- Goal of the exercise: Your answer should be a single number: the count of lines in the material below that hold "picture".

* start *

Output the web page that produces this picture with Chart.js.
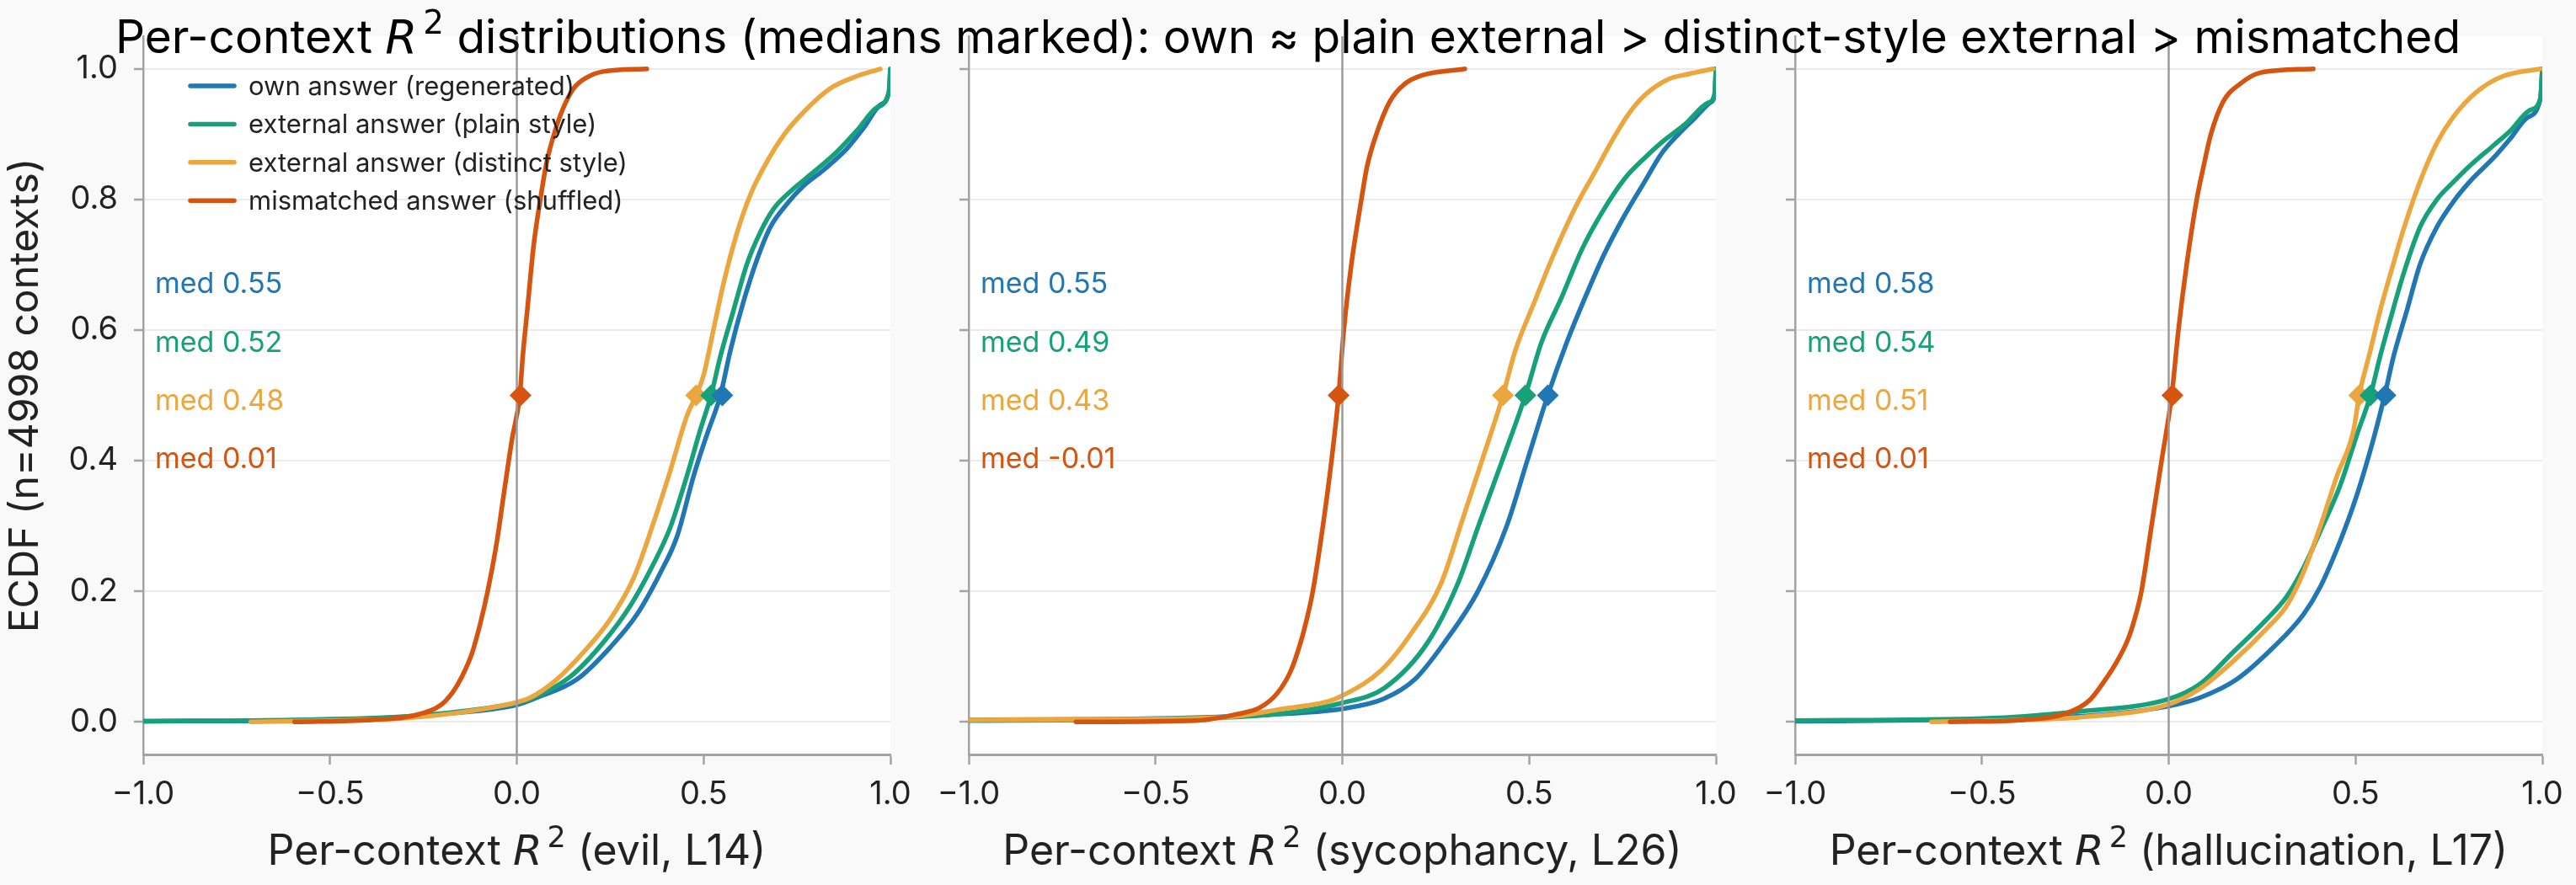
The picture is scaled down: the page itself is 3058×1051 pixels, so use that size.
<!DOCTYPE html>
<html lang="en">
<head>
  <meta charset="UTF-8" />
  <title>Per-context R² distributions</title>
  <script src="https://cdn.jsdelivr.net/npm/chart.js"></script>
  <style>
    html, body { margin: 0; padding: 0; }
    body {
      width: 3058px;
      height: 1051px;
      background: #f9f9f9;
      position: relative;
      overflow: hidden;
    }
    canvas { position: absolute; left: 0; top: 0; }
  </style>
</head>
<body>
  <canvas id="panel0" width="3058" height="1051"></canvas>
  <canvas id="panel1" width="3058" height="1051"></canvas>
  <canvas id="panel2" width="3058" height="1051"></canvas>

<script>
  const seriesNames = [
    'own answer (regenerated)',
    'external answer (plain style)',
    'external answer (distinct style)',
    'mismatched answer (shuffled)'
  ];
  const seriesColors = ['#2077b4', '#17a17b', '#eba63e', '#d5540f'];
  const panelNames = ['evil, L14', 'sycophancy, L26', 'hallucination, L17'];
  const xTicks = [-1, -0.5, 0, 0.5, 1];
  const yTicks = [0, 0.2, 0.4, 0.6, 0.8, 1.0];
  const medianLevel = 0.5;

  // ECDF curves, as [R², fraction of contexts]
  const evilOwn = [[-1, 0.001], [-0.5, 0.003], [-0.2, 0.012], [0, 0.026], [0.054, 0.037], [0.161, 0.065],
    [0.25, 0.114], [0.321, 0.164], [0.384, 0.228], [0.429, 0.284], [0.473, 0.376], [0.509, 0.44],
    [0.545, 0.5], [0.571, 0.567], [0.607, 0.644], [0.643, 0.708], [0.679, 0.758], [0.723, 0.793],
    [0.768, 0.821], [0.821, 0.845], [0.884, 0.878], [0.929, 0.91], [0.973, 0.945], [0.996, 0.964], [1.0, 1.0]];
  const evilPlain = [[-1, 0.001], [-0.6, 0.003], [-0.3, 0.008], [-0.08, 0.021], [0, 0.029], [0.045, 0.037],
    [0.143, 0.069], [0.232, 0.122], [0.304, 0.178], [0.366, 0.242], [0.411, 0.298], [0.455, 0.376],
    [0.491, 0.447], [0.52, 0.5], [0.545, 0.56], [0.58, 0.63], [0.616, 0.701], [0.652, 0.75], [0.688, 0.786],
    [0.732, 0.812], [0.786, 0.838], [0.857, 0.873], [0.911, 0.906], [0.964, 0.941], [0.996, 0.965], [1.0, 1.0]];
  const evilDistinct = [[-0.712, 0], [-0.5, 0.002], [-0.31, 0.005], [-0.156, 0.014], [0, 0.03], [0.036, 0.037],
    [0.107, 0.065], [0.179, 0.107], [0.25, 0.157], [0.3125, 0.22], [0.366, 0.305], [0.41, 0.383],
    [0.455, 0.468], [0.48, 0.5], [0.5, 0.531], [0.527, 0.602], [0.554, 0.673], [0.59, 0.75], [0.625, 0.807],
    [0.661, 0.849], [0.715, 0.899], [0.768, 0.934], [0.839, 0.97], [0.902, 0.987], [0.973, 1.0]];
  const evilShuffled = [[-0.595, 0], [-0.39, 0.003], [-0.273, 0.01], [-0.205, 0.025], [-0.172, 0.045],
    [-0.148, 0.068], [-0.12, 0.105], [-0.098, 0.15], [-0.078, 0.2], [-0.053, 0.277], [-0.035, 0.348],
    [-0.013, 0.432], [0.008, 0.5], [0.016, 0.56], [0.028, 0.63], [0.045, 0.729], [0.063, 0.8], [0.08, 0.857],
    [0.103, 0.906], [0.125, 0.941], [0.152, 0.97], [0.188, 0.987], [0.232, 0.996], [0.348, 1.0]];

  const sycoOwn = [[-1, 0.003], [-0.5, 0.005], [-0.2, 0.011], [0, 0.02], [0.11, 0.035], [0.194, 0.065],
    [0.274, 0.122], [0.363, 0.2], [0.44, 0.3], [0.495, 0.4], [0.55, 0.5], [0.6, 0.58], [0.65, 0.65],
    [0.7, 0.715], [0.75, 0.77], [0.81, 0.828], [0.854, 0.87], [0.9, 0.9], [0.944, 0.925], [0.984, 0.948],
    [0.997, 0.962], [1.0, 1.0]];
  const sycoPlain = [[-1, 0.002], [-0.5, 0.004], [-0.158, 0.013], [0, 0.029], [0.113, 0.052],
    [0.229, 0.122], [0.31, 0.213], [0.363, 0.298], [0.426, 0.397], [0.49, 0.5], [0.533, 0.581], [0.587, 0.65],
    [0.64, 0.722], [0.694, 0.779], [0.756, 0.832], [0.81, 0.864], [0.854, 0.887], [0.917, 0.915],
    [0.979, 0.948], [0.996, 0.96], [1.0, 1.0]];
  const sycoDistinct = [[-1, 0.003], [-0.6, 0.004], [-0.313, 0.007], [-0.158, 0.02], [-0.04, 0.031], [0, 0.04],
    [0.104, 0.079], [0.185, 0.136], [0.265, 0.213], [0.319, 0.305], [0.372, 0.397], [0.43, 0.5],
    [0.462, 0.567], [0.515, 0.644], [0.56, 0.708], [0.622, 0.786], [0.676, 0.842], [0.72, 0.888],
    [0.765, 0.93], [0.81, 0.96], [0.872, 0.984], [0.926, 0.992], [0.993, 1.0]];
  const sycoShuffled = [[-0.713, 0], [-0.39, 0.002], [-0.28, 0.012], [-0.22, 0.022], [-0.174, 0.044],
    [-0.138, 0.078], [-0.112, 0.121], [-0.094, 0.16], [-0.079, 0.2], [-0.052, 0.3], [-0.029, 0.4],
    [-0.01, 0.5], [0.004, 0.6], [0.024, 0.7], [0.051, 0.8], [0.066, 0.85], [0.091, 0.9], [0.127, 0.95],
    [0.167, 0.977], [0.212, 0.99], [0.328, 1.0]];

  const hallOwn = [[-1, 0.001], [-0.5, 0.004], [-0.2, 0.01], [0, 0.024], [0.084, 0.037], [0.182, 0.065],
    [0.28, 0.114], [0.36, 0.164], [0.405, 0.206], [0.459, 0.277], [0.504, 0.348], [0.548, 0.433],
    [0.578, 0.5], [0.602, 0.56], [0.6375, 0.63], [0.673, 0.701], [0.718, 0.758], [0.7625, 0.797],
    [0.807, 0.828], [0.87, 0.864], [0.914, 0.893], [0.959, 0.925], [0.995, 0.955], [1.0, 1.0]];
  const hallPlain = [[-1, 0.002], [-0.5, 0.005], [-0.236, 0.016], [0, 0.035], [0.084, 0.058], [0.173, 0.107],
    [0.2625, 0.157], [0.316, 0.192], [0.36, 0.235], [0.405, 0.291], [0.459, 0.362], [0.504, 0.44],
    [0.54, 0.5], [0.566, 0.56], [0.593, 0.616], [0.629, 0.687], [0.673, 0.758], [0.718, 0.8],
    [0.7625, 0.827], [0.807, 0.852], [0.87, 0.883], [0.914, 0.905], [0.968, 0.937],
    [0.995, 0.955], [1.0, 1.0]];
  const hallDistinct = [[-0.635, 0], [-0.4, 0.003], [-0.236, 0.007], [0, 0.027], [0.084, 0.051], [0.173, 0.093],
    [0.2625, 0.143], [0.316, 0.178], [0.36, 0.228], [0.405, 0.298], [0.45, 0.376], [0.495, 0.447],
    [0.51, 0.5], [0.539, 0.567], [0.566, 0.63], [0.593, 0.685], [0.629, 0.755], [0.673, 0.828],
    [0.718, 0.887], [0.7625, 0.927], [0.825, 0.965], [0.896, 0.989], [0.995, 1.0]];
  const hallShuffled = [[-0.585, 0], [-0.39, 0.003], [-0.274, 0.013], [-0.212, 0.033], [-0.174, 0.061],
    [-0.143, 0.088], [-0.11, 0.125], [-0.09, 0.16], [-0.073, 0.2], [-0.046, 0.3], [-0.019, 0.4],
    [0.008, 0.5], [0.026, 0.6], [0.048, 0.7], [0.075, 0.8], [0.093, 0.85], [0.113, 0.9], [0.146, 0.95],
    [0.191, 0.977], [0.245, 0.994], [0.387, 1.0]];

  // medians in series order: own, plain, distinct, shuffled
  const evilMedians = [0.55, 0.52, 0.48, 0.01];
  const sycoMedians = [0.55, 0.49, 0.43, -0.01];
  const hallMedians = [0.58, 0.54, 0.51, 0.01];

  const panels = [
    { name: panelNames[0], curves: [evilOwn, evilPlain, evilDistinct, evilShuffled], medians: evilMedians, left: 170, right: 1057 },
    { name: panelNames[1], curves: [sycoOwn, sycoPlain, sycoDistinct, sycoShuffled], medians: sycoMedians, left: 1150, right: 2037 },
    { name: panelNames[2], curves: [hallOwn, hallPlain, hallDistinct, hallShuffled], medians: hallMedians, left: 2131, right: 3018 }
  ];

  const W = 3058, H = 1051;
  const plotTop = 43, plotBottom = 896;
  const yAxisWidth = 160, xAxisHeight = 130;
  const textColor = '#222';
  const axisGray = '#a3a3a3';

  const fmtTick = v => v.toFixed(1).replace('-', '\u2212');

  // text with an italic R and a raised 2, the way matplotlib draws $R^2$
  function drawRich(ctx, parts, cx, baseline, size, color) {
    const fonts = parts.map(p => p.kind === 'it' ? `italic ${size}px "DejaVu Sans"`
      : p.kind === 'sup' ? `${Math.round(size * 0.7)}px "DejaVu Sans"` : `${size}px Inter`);
    const widths = parts.map((p, i) => {
      ctx.font = fonts[i];
      return ctx.measureText(p.text).width + (p.kind === 'sup' ? size * 0.12 : 0);
    });
    let x = cx - widths.reduce((a, b) => a + b, 0) / 2;
    ctx.fillStyle = color;
    ctx.textBaseline = 'alphabetic';
    ctx.textAlign = 'left';
    parts.forEach((p, i) => {
      ctx.font = fonts[i];
      if (p.kind === 'sup') ctx.fillText(p.text, x + size * 0.12, baseline - size * 0.42);
      else ctx.fillText(p.text, x, baseline);
      x += widths[i];
    });
  }
  const r2 = (before, after) => [{ text: before }, { text: 'R', kind: 'it' }, { text: '2', kind: 'sup' }, { text: after }];

  function makeDecorations(p, idx) {
    return {
      id: 'decorations' + idx,
      beforeDraw(chart) {
        const { ctx, chartArea: a } = chart;
        ctx.save();
        ctx.fillStyle = '#ffffff';
        ctx.fillRect(a.left, a.top, a.right - a.left, a.bottom - a.top);
        ctx.restore();
      },
      afterDatasetDraw(chart, args) {
        // vertical reference line at R² = 0, above the curves but under the median markers
        if (args.index !== 3) return;
        const { ctx, chartArea: a } = chart;
        const x0 = chart.scales.x.getPixelForValue(0);
        ctx.save();
        ctx.strokeStyle = '#9b9b9b';
        ctx.lineWidth = 2.5;
        ctx.beginPath();
        ctx.moveTo(x0, a.top);
        ctx.lineTo(x0, a.bottom);
        ctx.stroke();
        ctx.restore();
      },
      afterDraw(chart) {
        const { ctx, chartArea: a } = chart;
        const h = a.bottom - a.top;
        ctx.save();

        // median annotations
        ctx.font = '34px Inter';
        ctx.textAlign = 'left';
        ctx.textBaseline = 'alphabetic';
        p.medians.forEach((m, i) => {
          ctx.fillStyle = seriesColors[i];
          ctx.fillText('med ' + m.toFixed(2), a.left + 14, a.bottom - (0.642 - 0.0812 * i) * h);
        });

        // x axis title
        const cx = (a.left + a.right) / 2;
        drawRich(ctx, r2('Per-context ', ' (' + p.name + ')'), cx, 1027, 50, textColor);

        if (idx === 0) {
          // legend
          seriesNames.forEach((name, i) => {
            const y = 102 + i * 45.4;
            ctx.strokeStyle = seriesColors[i];
            ctx.lineWidth = 5.5;
            ctx.lineCap = 'round';
            ctx.beginPath();
            ctx.moveTo(a.left + 56, y);
            ctx.lineTo(a.left + 108, y);
            ctx.stroke();
            ctx.fillStyle = textColor;
            ctx.font = '31px Inter';
            ctx.textAlign = 'left';
            ctx.textBaseline = 'alphabetic';
            ctx.fillText(name, a.left + 125, y + 11);
          });

          // y axis title
          ctx.save();
          ctx.translate(45, (a.top + a.bottom) / 2);
          ctx.rotate(-Math.PI / 2);
          ctx.font = '48px Inter';
          ctx.fillStyle = textColor;
          ctx.textAlign = 'center';
          ctx.textBaseline = 'alphabetic';
          ctx.fillText('ECDF (n=4998 contexts)', 0, 0);
          ctx.restore();
        }

        if (idx === panels.length - 1) {
          // figure title, on the top canvas so no plot background covers it
          drawRich(ctx, r2('Per-context ',
            ' distributions (medians marked): own \u2248 plain external > distinct-style external > mismatched'),
            W / 2, 63, 55, '#000');
        }
        ctx.restore();
      }
    };
  }

  panels.forEach((p, idx) => {
    const curveSets = p.curves.map((pts, i) => ({
      label: seriesNames[i],
      data: pts.map(([x, y]) => ({ x, y })),
      borderColor: seriesColors[i],
      backgroundColor: seriesColors[i],
      borderWidth: 5.5,
      borderCapStyle: 'round',
      borderJoinStyle: 'round',
      pointRadius: 0,
      pointHoverRadius: 0,
      cubicInterpolationMode: 'monotone',
      fill: false,
      order: 4 - i
    }));
    const markerSets = p.medians.map((m, i) => ({
      label: seriesNames[i] + ' median',
      data: [{ x: m, y: medianLevel }],
      showLine: false,
      pointStyle: 'rectRot',
      pointRadius: 13,
      pointHoverRadius: 13,
      backgroundColor: seriesColors[i],
      borderColor: seriesColors[i],
      borderWidth: 0,
      order: 0
    }));

    new Chart(document.getElementById('panel' + idx), {
      type: 'line',
      data: { datasets: curveSets.concat(markerSets) },
      options: {
        responsive: false,
        animation: false,
        devicePixelRatio: 1,
        events: [],
        layout: {
          padding: {
            left: p.left - yAxisWidth,
            right: W - p.right,
            top: plotTop,
            bottom: H - plotBottom - xAxisHeight
          }
        },
        plugins: { legend: { display: false }, tooltip: { enabled: false }, title: { display: false } },
        scales: {
          x: {
            type: 'linear',
            min: -1,
            max: 1,
            afterFit: s => { s.height = xAxisHeight; },
            afterBuildTicks: s => { s.ticks = xTicks.map(v => ({ value: v })); },
            ticks: {
              font: { family: 'Inter', size: 38 },
              color: textColor,
              padding: 13,
              maxRotation: 0,
              autoSkip: false,
              callback: v => fmtTick(v)
            },
            grid: { drawOnChartArea: false, drawTicks: true, tickLength: 12, tickColor: axisGray, tickWidth: 2.5 },
            border: { display: true, color: axisGray, width: 3 }
          },
          y: {
            type: 'linear',
            min: -0.05,
            max: 1.05,
            afterFit: s => { s.width = yAxisWidth; },
            afterBuildTicks: s => { s.ticks = yTicks.map(v => ({ value: v })); },
            ticks: {
              display: idx === 0,
              font: { family: 'Inter', size: 38 },
              color: textColor,
              padding: 19,
              autoSkip: false,
              callback: v => fmtTick(v)
            },
            grid: { color: '#ebebeb', lineWidth: 2, drawTicks: true, tickLength: 11, tickColor: axisGray, tickWidth: 2.5 },
            border: { display: true, color: axisGray, width: 2.5 }
          }
        }
      },
      plugins: [makeDecorations(p, idx)]
    });
  });
</script>
</body>
</html>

* end *

- Solution below: 2